丈夫自然吃驚,原以為當年情已逝,各自人生只應是一別永訣,今天卻因孩子而欲斷難斷。天地責任難逃男兒肩,何況怎說也是自家孩子,水裡來水裡去,火裡來火裡去,本乃無可厚非,但「借種」之急,又豈是常人之舉?可以為佛所原諒嗎?

他猶豫,同時她跪下,無言但有淚,她的報悲之眼已告訴他,這裡到底藏著多少的痛與無奈。

正常人都會為其舉措所撼動,他也不例外,尤其曾經多年的同床共枕,使他相信,以她那孤倔,若非別無他法,絶無可能作今天之舉。於是他最終點了點頭,至於那些操作可行性和對自家的影響,自是後話。

看似萬事俱備,但醫師依然搖首。的確,看她那嶙峋和瘦弱,已足證這些年生活之磨難,何況年紀頗長,加上頑病不輕,懷胎之危有如殺一命救一命,何苦?

她咧嘴苦笑,以袒裎之軀觀心,結果她早已心裡有數。但在母愛的世界裡,大概只有孩子才能佔最重要的一席位,其他諸般物事,不過是鴻毛而已。

這裡不期然令人想起冰心的《母愛》。有一次,幼小的冰心,忽然走到母親面前,仰著臉問說:「媽媽,你到底為甚麼愛我?」,母親放下針線,用她的面頰,抵住冰心的前額,溫柔地、不遲疑地說:「不為甚麼——只因你是我的女兒!」

這是幸福的承諾,同時也是無盡的承擔。

她在床上,狀態每況愈下,醫生及親朋都來勸止。她依然不為所動,望向窗外的白雲,徬彿只有白雲明白她多希望消去當年之暗誓。
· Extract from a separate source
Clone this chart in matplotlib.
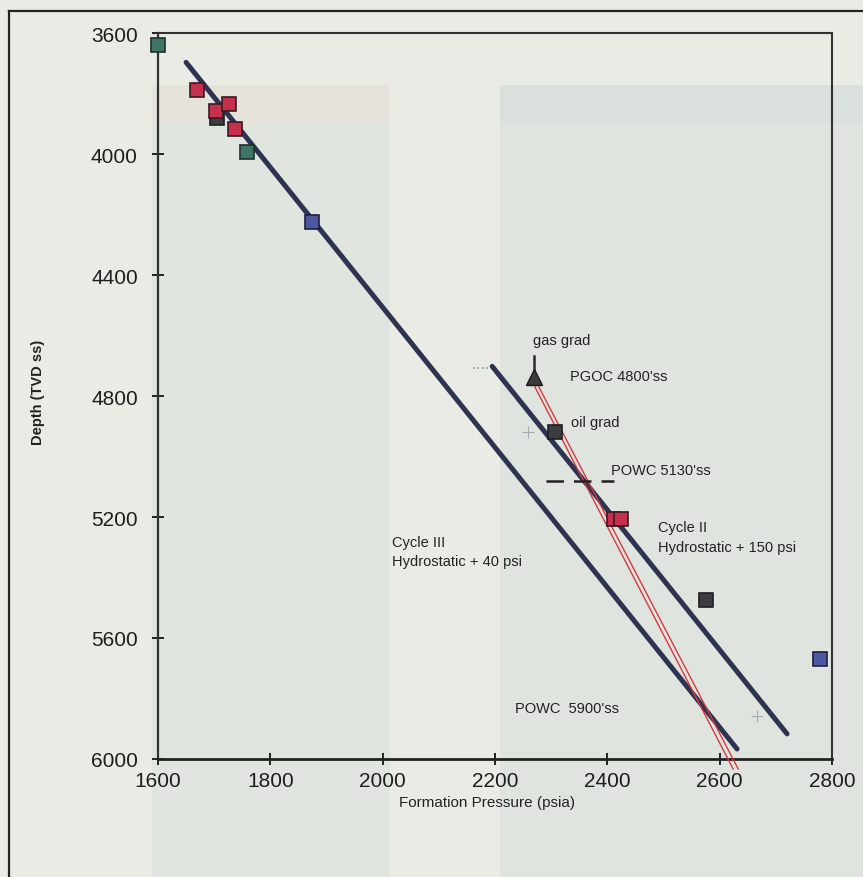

看來人至絶境,方見人品之高貴;愛之於危,方見母愛之無限。

一個新生命就這樣呱呱墜地,他是希望,但不是單純之希望,而是他姐姐、他媽媽所匯成的最後希望。

她終於心滿意足了,安詳地閉上眼。

也許她真的是太累了,要睡一睡,於是上蒼讓她先把眼皮閉緊,就讓她睡,讓她睡。這夜很黑,徬彿專門為她而黑。